In 1989 and 1990, two of the hottest summers in Washington on record finally broke a congressional logjam and led to passage of a new Clean Air Act. Maine’s Sen. George Mitchell, who was the principal author, later observed that the heat had helped win over a number of reluctant colleagues.
Twenty years later, we have had not only a mammoth oil spill, but what looks to be the hottest summer yet in Washington – but the Senate announced last week it is shutting down discussion of a comprehensive energy bill to combat global warming.
True, Mitchell was a more skilled leader that his counterpart today, Harry Reid, but there’s more to this impasse than parliamentary tactics. A largely passive public – and a president who’s remained too quiet — will have to start speaking out more forcefully if the Senate is to do its job and vote out the toughest energy bill it can muster.
Mainers should be leading the charge. There’s a reason why Sens. Olympia Snowe and Susan Collins both criticized Reid’s announcement. They know that not only is Maine poised to become a leader in renewable energy design and construction – but that it also is paying a stiff price for being more environmentally responsible than other states.
That second point needs particular emphasis.
Maine has high electric rates – not the “highest in the country,” as often alleged, but well above average. New England, as a region, has the highest rates, according to the U.S. Department of Energy. Maine’s residential average, at 15.5 cents per kilowatt-hour, is actually lower than its neighbors; New England averages 17.1 cents with Connecticut topping the list at 19.7 cents. The region is far above the national average of 11.7 cents, and way above the plains states, which have the cheapest rates, at 9.4 cents.
There’s a clear and overwhelming reason for this.

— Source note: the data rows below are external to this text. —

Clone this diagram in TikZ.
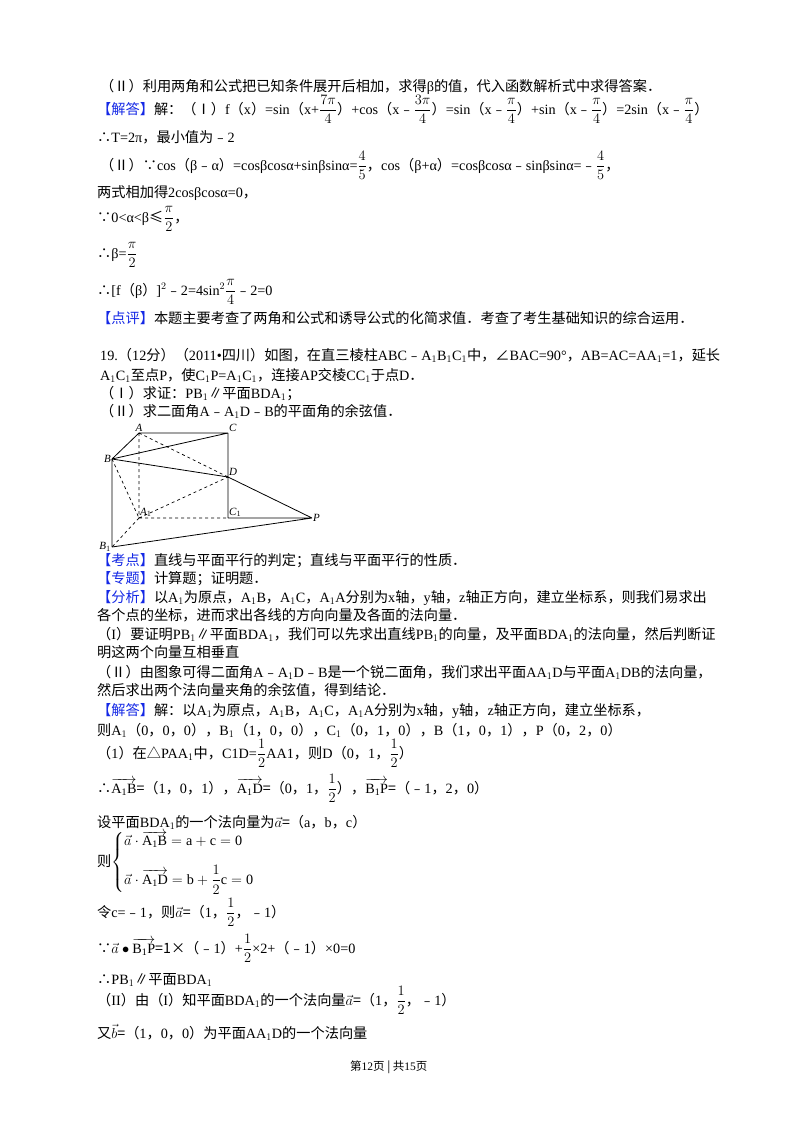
\documentclass[tikz,border=0pt]{standalone}
\usepackage{amsmath}
\usepackage{fontspec}
\setmainfont{Liberation Serif}
\newfontfamily\cjk{Noto Sans CJK SC}
\XeTeXinterchartokenstate=1
\newXeTeXintercharclass\CJKcls
\def\cjkrange#1#2{\count255=#1 \loop \XeTeXcharclass\count255=\CJKcls \ifnum\count255<#2 \advance\count255 by1 \repeat}
\cjkrange{"2160}{"217F}
\cjkrange{"2200}{"22FF}
\cjkrange{"25A0}{"25FF}
\cjkrange{"3000}{"303F}
\cjkrange{"4E00}{"9FFF}
\cjkrange{"FE30}{"FE6F}
\cjkrange{"FF00}{"FFEF}
\XeTeXinterchartoks 0 \CJKcls = {\cjk}
\XeTeXinterchartoks 4095 \CJKcls = {\cjk}
\XeTeXinterchartoks \CJKcls 0 = {\rmfamily}
\definecolor{kblue}{RGB}{20,40,230}
\newcommand{\kb}[1]{{\color{kblue}#1}}
\newcommand{\vv}[1]{\overrightarrow{\mathrm{#1}}}
\begin{document}
\begin{tikzpicture}[x=1pt,y=-1pt,
  ln/.style={anchor=base west,inner sep=0pt,font=\fontsize{14.2}{16}\selectfont},
  lab/.style={inner sep=1pt,font=\fontsize{11}{12}\selectfont\itshape},
  sol/.style={line width=0.8pt},
  dsh/.style={line width=0.7pt,dashed}]
\useasboundingbox[fill=white] (0,0) rectangle (800,1132);
\node[ln] (l1) at (100,92) {（Ⅱ）利用两角和公式把已知条件展开后相加，求得β的值，代入函数解析式中求得答案．};
\node[ln] (l2) at (97,114) {\kb{【解答】}解：（Ⅰ）f（x）=sin（x+$\dfrac{7\pi}{4}$）+cos（x﹣$\dfrac{3\pi}{4}$）=sin（x﹣$\dfrac{\pi}{4}$）+sin（x﹣$\dfrac{\pi}{4}$）=2sin（x﹣$\dfrac{\pi}{4}$）};
\node[ln] (l3) at (97,142) {∴T=2π，最小值为﹣2};
\node[ln] (l4) at (100,170) {（Ⅱ）∵cos（β﹣α）=cosβcosα+sinβsinα=$\dfrac{4}{5}$，cos（β+α）=cosβcosα﹣sinβsinα=﹣$\dfrac{4}{5}$，};
\node[ln] (l5) at (97,197) {两式相加得2cosβcosα=0，};
\node[ln] (l6) at (97,222) {∵0<α<β≤$\dfrac{\pi}{2}$，};
\node[ln] (l7) at (97,258) {∴β=$\dfrac{\pi}{2}$};
\node[ln] (l8) at (97,295) {∴[f（β）]$^2$﹣2=4sin$^2\dfrac{\pi}{4}$﹣2=0};
\node[ln] (l9) at (97,323) {\kb{【点评】}本题主要考查了两角和公式和诱导公式的化简求值．考查了考生基础知识的综合运用．};
\node[ln] (l10) at (100,360) {19.（12分）（2011•四川）如图，在直三棱柱ABC﹣A$_1$B$_1$C$_1$中，∠BAC=90°，AB=AC=AA$_1$=1，延长};
\node[ln] (l11) at (100,380) {A$_1$C$_1$至点P，使C$_1$P=A$_1$C$_1$，连接AP交棱CC$_1$于点D．};
\node[ln] (l12) at (100,398) {（Ⅰ）求证：PB$_1$∥平面BDA$_1$；};
\node[ln] (l13) at (100,416) {（Ⅱ）求二面角A﹣A$_1$D﹣B的平面角的余弦值．};
% figure
\coordinate (A) at (139,433); \coordinate (C) at (228,433);
\coordinate (B) at (112,459); \coordinate (D) at (228,477);
\coordinate (A1) at (139,518); \coordinate (C1) at (228,518);
\coordinate (P) at (312,518); \coordinate (B1) at (112,547);
\draw[sol] (A)--(C) (B)--(A) (B)--(C) (B)--(D) (C)--(C1) (D)--(P) (C1)--(P) (B1)--(P) (B)--(B1);
\draw[dsh] (A)--(A1) (A)--(D) (B)--(A1) (A1)--(D) (A1)--(C1) (A1)--(B1);
\node[lab,above] (nA) at (A) {A};
\node[lab,above right] (nC) at (C) {C};
\node[lab,left] (nB) at (B) {B};
\node[lab,above right] (nD) at (D) {D};
\node[lab,above right] (nA1) at (A1) {A$_1$};
\node[lab,above right] (nC1) at (C1) {C$_1$};
\node[lab,right] (nP) at (P) {P};
\node[lab,left] (nB1) at (B1) {B$_1$};
\node[ln] (m1) at (97,565) {\kb{【考点】}直线与平面平行的判定；直线与平面平行的性质．};
\node[ln] (m2) at (97,583) {\kb{【专题】}计算题；证明题．};
\node[ln] (m3) at (97,602) {\kb{【分析】}以A$_1$为原点，A$_1$B，A$_1$C，A$_1$A分别为x轴，y轴，z轴正方向，建立坐标系，则我们易求出};
\node[ln] (m4) at (97,620) {各个点的坐标，进而求出各线的方向向量及各面的法向量．};
\node[ln] (m5) at (97,639) {（I）要证明PB$_1$∥平面BDA$_1$，我们可以先求出直线PB$_1$的向量，及平面BDA$_1$的法向量，然后判断证};
\node[ln] (m6) at (97,657) {明这两个向量互相垂直};
\node[ln] (m7) at (97,677) {（Ⅱ）由图象可得二面角A﹣A$_1$D﹣B是一个锐二面角，我们求出平面AA$_1$D与平面A$_1$DB的法向量，};
\node[ln] (m8) at (97,695) {然后求出两个法向量夹角的余弦值，得到结论．};
\node[ln] (m9) at (97,715) {\kb{【解答】}解：以A$_1$为原点，A$_1$B，A$_1$C，A$_1$A分别为x轴，y轴，z轴正方向，建立坐标系，};
\node[ln] (m10) at (97,735) {则A$_1$（0，0，0），B$_1$（1，0，0），C$_1$（0，1，0），B（1，0，1），P（0，2，0）};
\node[ln] (m11) at (97,758) {（1）在△PAA$_1$中，C1D=$\dfrac{1}{2}$AA1，则D（0，1，$\dfrac{1}{2}$）};
\node[ln] (m12) at (97,793) {∴$\vv{A_1B}$=（1，0，1），$\vv{A_1D}$=（0，1，$\dfrac{1}{2}$），$\vv{B_1P}$=（﹣1，2，0）};
\node[ln] (m13) at (97,827) {设平面BDA$_1$的一个法向量为$\vec{a}$=（a，b，c）};
\node[ln] (m14) at (97,866) {则$\begin{cases}\vec{a}\cdot\vv{A_1B}=\mathrm{a+c=0}\\[14pt] \vec{a}\cdot\vv{A_1D}=\mathrm{b}+\dfrac{1}{2}\mathrm{c=0}\end{cases}$};
\node[ln] (m15) at (97,917) {令c=﹣1，则$\vec{a}$=（1，$\dfrac{1}{2}$，﹣1）};
\node[ln] (m16) at (97,953) {∵$\vec{a}\bullet\vv{B_1P}$=1×（﹣1）+$\dfrac{1}{2}$×2+（﹣1）×0=0};
\node[ln] (m17) at (97,984) {∴PB$_1$∥平面BDA$_1$};
\node[ln] (m18) at (97,1005) {（II）由（I）知平面BDA$_1$的一个法向量$\vec{a}$=（1，$\dfrac{1}{2}$，﹣1）};
\node[ln] (m19) at (97,1038) {又$\vec{b}$=（1，0，0）为平面AA$_1$D的一个法向量};
\node[ln,font=\fontsize{11.5}{13}\selectfont] (ft) at (350,1070) {第12页 | 共15页};
\end{tikzpicture}
\end{document}
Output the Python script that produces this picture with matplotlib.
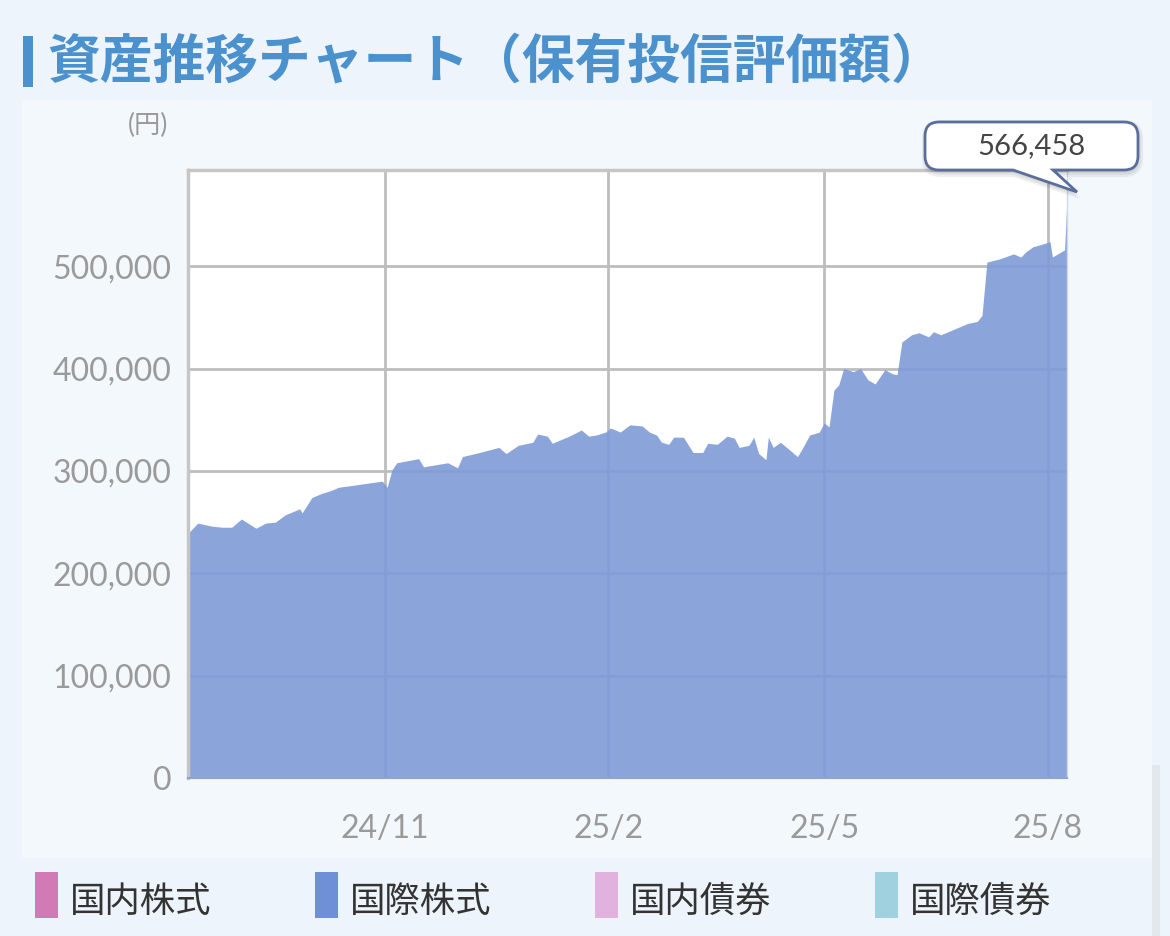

Aside from a few low-cost states like Oregon and Washington that enjoy massive amounts of hydropower, cheap electricity is produced by a single source: coal.
There is nothing Maine could do to lower its electric rates faster – something business groups are always calling for – than to build a coal-fired generating plant.
It’s to our credit that it’s politically impossible to license a coal plant in Maine – the last proposal, in Bucksport, was made by a company called AES back in the 1980s. But other states are, unfortunately, not as responsible.
Georgia has licensed a dozen coal plants, with trains running direct from the Powder Mill Basin in Wyoming, and driven down its electric rates to 9.8 cents. Texas licensed 18 coal plants in a single year.
This is what we know about coal: It is by far the most polluting large-scale source of electricity generation, and produces mammoth amounts of carbon dioxide not offset by regrowth, as with wood burning. Coal plants are regulated by the 1990 Clean Air Act, but primarily to reduce sulfur content. That means Wyoming coal has begun replacing coal from Kentucky and West Virginia, which has helped reduce acid rain but has no effect on carbon dioxide.
Not only does Maine get most of the pollution from coal-burning plants in the South and Midwest, thanks to prevailing winds, but we pay far more for electricity because we’ve been too responsible and far-sighted to join the renewed coal-burning binge of the 1990s.
The most effective way to quickly reduce coal-burning by making it more expensive is a form of the privately managed “cap-and-trade” system adopted by the House in a bill passed last year. An alternative approach, proposed by Sen. Richard Lugar(R-Ind.) , is a rule-based system that would specify efficiency standards for power plants and everything else that burns fossil fuels.
The irony is that “cap and trade” was developed by Republicans as part of the 1990 debate, when it was opposed by Democrats who preferred direct regulation. Snowe and Collins are cap-and-traders, with their own ideas, and there are other Republicans whose states are in the same fix as Maine – environmentally responsible, but at a price disadvantage because of it. Any revenue from cap and trade or regulations should be recycled to further long-term energy solutions.
Despite Reid’s timeout, there’s still plenty of time to get a bill in the current session that at least deals with power plants. States that want to burn coal will still be able to do. But they ought to pay a price.